Write out the data again exactly, skipping every picture.

# # #

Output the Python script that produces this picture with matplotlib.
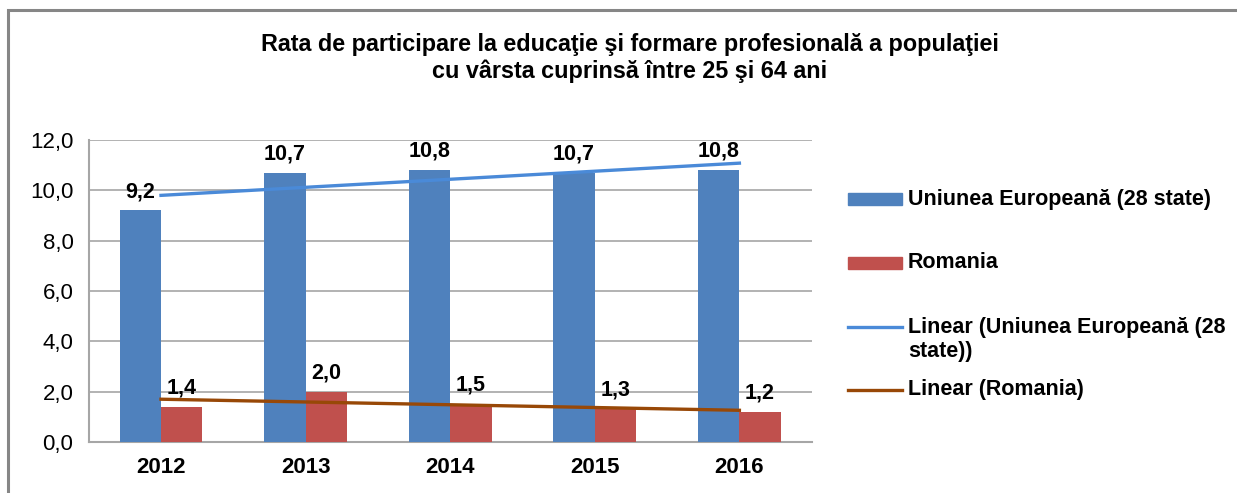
import numpy as np
import matplotlib
matplotlib.use('Agg')
import matplotlib.pyplot as plt
from matplotlib.patches import Rectangle
from matplotlib.lines import Line2D

# Date
ani = ['2012', '2013', '2014', '2015', '2016']
ue28 = [9.2, 10.7, 10.8, 10.7, 10.8]
romania = [1.4, 2.0, 1.5, 1.3, 1.2]
yticks = [0, 2, 4, 6, 8, 10, 12]

plt.rcParams['font.family'] = ['Liberation Sans', 'DejaVu Sans']

c_ue = '#4F81BD'
c_ro = '#C0504D'
c_ue_tr = '#4A8AD8'
c_ro_tr = '#984807'

W, H = 1237, 493
fig = plt.figure(figsize=(W / 100, H / 100), dpi=100)
ax = fig.add_axes([88.7 / W, 51 / H, 723 / W, 302 / H])

x = np.arange(len(ani))
bw = 0.286
ax.bar(x - bw / 2, ue28, bw, color=c_ue, zorder=3)
ax.bar(x + bw / 2, romania, bw, color=c_ro, zorder=3)

# trendlines (regresie liniara, ca in Excel)
for vals, col in [(ue28, c_ue_tr), (romania, c_ro_tr)]:
    k, b = np.polyfit(x, vals, 1)
    ax.plot(x, k * x + b, color=col, lw=2.4, zorder=4)

for i in range(len(ani)):
    ax.annotate(f'{ue28[i]:.1f}'.replace('.', ','), (x[i] - bw / 2, ue28[i]),
                xytext=(0, 6), textcoords='offset points', ha='center', va='bottom',
                fontsize=15.5, fontweight='bold', zorder=5)
    ax.annotate(f'{romania[i]:.1f}'.replace('.', ','), (x[i] + bw / 2, romania[i]),
                xytext=(0, 6), textcoords='offset points', ha='center', va='bottom',
                fontsize=15.5, fontweight='bold', zorder=5)

ax.set_xlim(-0.5, len(ani) - 0.5)
ax.set_ylim(0, 12)
ax.set_yticks(yticks)
ax.set_yticklabels([f'{v:.1f}'.replace('.', ',') for v in yticks], fontsize=16)
ax.set_xticks(x)
ax.set_xticklabels(ani, fontsize=16, fontweight='bold')
ax.tick_params(axis='y', length=0, pad=11)
ax.tick_params(axis='x', length=0, pad=11)
ax.grid(axis='y', color='#A6A6A6', lw=1.2, zorder=0)
for s in ['top', 'right']:
    ax.spines[s].set_visible(False)
for s in ['left', 'bottom']:
    ax.spines[s].set_color('#A6A6A6')
    ax.spines[s].set_linewidth(1.5)

fig.text(630 / W, 1 - 58 / H,
         'Rata de participare la educaţie şi formare profesională a populaţiei\n'
         'cu vârsta cuprinsă între 25 şi 64 ani',
         ha='center', va='center', fontsize=16.8, fontweight='bold', linespacing=1.2)

# legenda
leg_x0, leg_x1, tx = 848 / W, 902 / W, 908 / W
items = [('bar', c_ue, 199, 'Uniunea Europeană (28 state)'),
         ('bar', c_ro, 263, 'Romania'),
         ('line', c_ue_tr, 327, 'Linear (Uniunea Europeană (28'),
         ('line', c_ro_tr, 390, 'Linear (Romania)')]
for kind, col, yp, lab in items:
    yf = 1 - yp / H
    if kind == 'bar':
        fig.add_artist(Rectangle((leg_x0, yf - 6 / H), leg_x1 - leg_x0, 12 / H,
                                 transform=fig.transFigure, color=col))
    else:
        fig.add_artist(Line2D([leg_x0, leg_x1], [yf, yf], transform=fig.transFigure,
                              color=col, lw=2.4))
    fig.text(tx, yf, lab, ha='left', va='center', fontsize=15.5, fontweight='bold')
fig.text(tx, 1 - 352 / H, 'state))', ha='left', va='center', fontsize=15.5, fontweight='bold')

# chenar
fig.add_artist(Rectangle((8 / W, -0.2), 1.5, 1.2 - 10 / H, transform=fig.transFigure,
                         fill=False, edgecolor='#868686', lw=2.2))

fig.savefig('out.png', dpi=100)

# # #

*Response*
Output the Python script that produces this picture with matplotlib.
import numpy as np
import matplotlib
matplotlib.use('Agg')
import matplotlib.pyplot as plt
from matplotlib.patches import Rectangle
from matplotlib.lines import Line2D

# Date
ani = ['2012', '2013', '2014', '2015', '2016']
ue28 = [9.2, 10.7, 10.8, 10.7, 10.8]
romania = [1.4, 2.0, 1.5, 1.3, 1.2]
yticks = [0, 2, 4, 6, 8, 10, 12]

plt.rcParams['font.family'] = ['Liberation Sans', 'DejaVu Sans']

c_ue = '#4F81BD'
c_ro = '#C0504D'
c_ue_tr = '#4A8AD8'
c_ro_tr = '#984807'

W, H = 1237, 493
fig = plt.figure(figsize=(W / 100, H / 100), dpi=100)
ax = fig.add_axes([88.7 / W, 51 / H, 723 / W, 302 / H])

x = np.arange(len(ani))
bw = 0.286
ax.bar(x - bw / 2, ue28, bw, color=c_ue, zorder=3)
ax.bar(x + bw / 2, romania, bw, color=c_ro, zorder=3)

# trendlines (regresie liniara, ca in Excel)
for vals, col in [(ue28, c_ue_tr), (romania, c_ro_tr)]:
    k, b = np.polyfit(x, vals, 1)
    ax.plot(x, k * x + b, color=col, lw=2.4, zorder=4)

for i in range(len(ani)):
    ax.annotate(f'{ue28[i]:.1f}'.replace('.', ','), (x[i] - bw / 2, ue28[i]),
                xytext=(0, 6), textcoords='offset points', ha='center', va='bottom',
                fontsize=15.5, fontweight='bold', zorder=5)
    ax.annotate(f'{romania[i]:.1f}'.replace('.', ','), (x[i] + bw / 2, romania[i]),
                xytext=(0, 6), textcoords='offset points', ha='center', va='bottom',
                fontsize=15.5, fontweight='bold', zorder=5)

ax.set_xlim(-0.5, len(ani) - 0.5)
ax.set_ylim(0, 12)
ax.set_yticks(yticks)
ax.set_yticklabels([f'{v:.1f}'.replace('.', ',') for v in yticks], fontsize=16)
ax.set_xticks(x)
ax.set_xticklabels(ani, fontsize=16, fontweight='bold')
ax.tick_params(axis='y', length=0, pad=11)
ax.tick_params(axis='x', length=0, pad=11)
ax.grid(axis='y', color='#A6A6A6', lw=1.2, zorder=0)
for s in ['top', 'right']:
    ax.spines[s].set_visible(False)
for s in ['left', 'bottom']:
    ax.spines[s].set_color('#A6A6A6')
    ax.spines[s].set_linewidth(1.5)

fig.text(630 / W, 1 - 58 / H,
         'Rata de participare la educaţie şi formare profesională a populaţiei\n'
         'cu vârsta cuprinsă între 25 şi 64 ani',
         ha='center', va='center', fontsize=16.8, fontweight='bold', linespacing=1.2)

# legenda
leg_x0, leg_x1, tx = 848 / W, 902 / W, 908 / W
items = [('bar', c_ue, 199, 'Uniunea Europeană (28 state)'),
         ('bar', c_ro, 263, 'Romania'),
         ('line', c_ue_tr, 327, 'Linear (Uniunea Europeană (28'),
         ('line', c_ro_tr, 390, 'Linear (Romania)')]
for kind, col, yp, lab in items:
    yf = 1 - yp / H
    if kind == 'bar':
        fig.add_artist(Rectangle((leg_x0, yf - 6 / H), leg_x1 - leg_x0, 12 / H,
                                 transform=fig.transFigure, color=col))
    else:
        fig.add_artist(Line2D([leg_x0, leg_x1], [yf, yf], transform=fig.transFigure,
                              color=col, lw=2.4))
    fig.text(tx, yf, lab, ha='left', va='center', fontsize=15.5, fontweight='bold')
fig.text(tx, 1 - 352 / H, 'state))', ha='left', va='center', fontsize=15.5, fontweight='bold')

# chenar
fig.add_artist(Rectangle((8 / W, -0.2), 1.5, 1.2 - 10 / H, transform=fig.transFigure,
                         fill=False, edgecolor='#868686', lw=2.2))

fig.savefig('out.png', dpi=100)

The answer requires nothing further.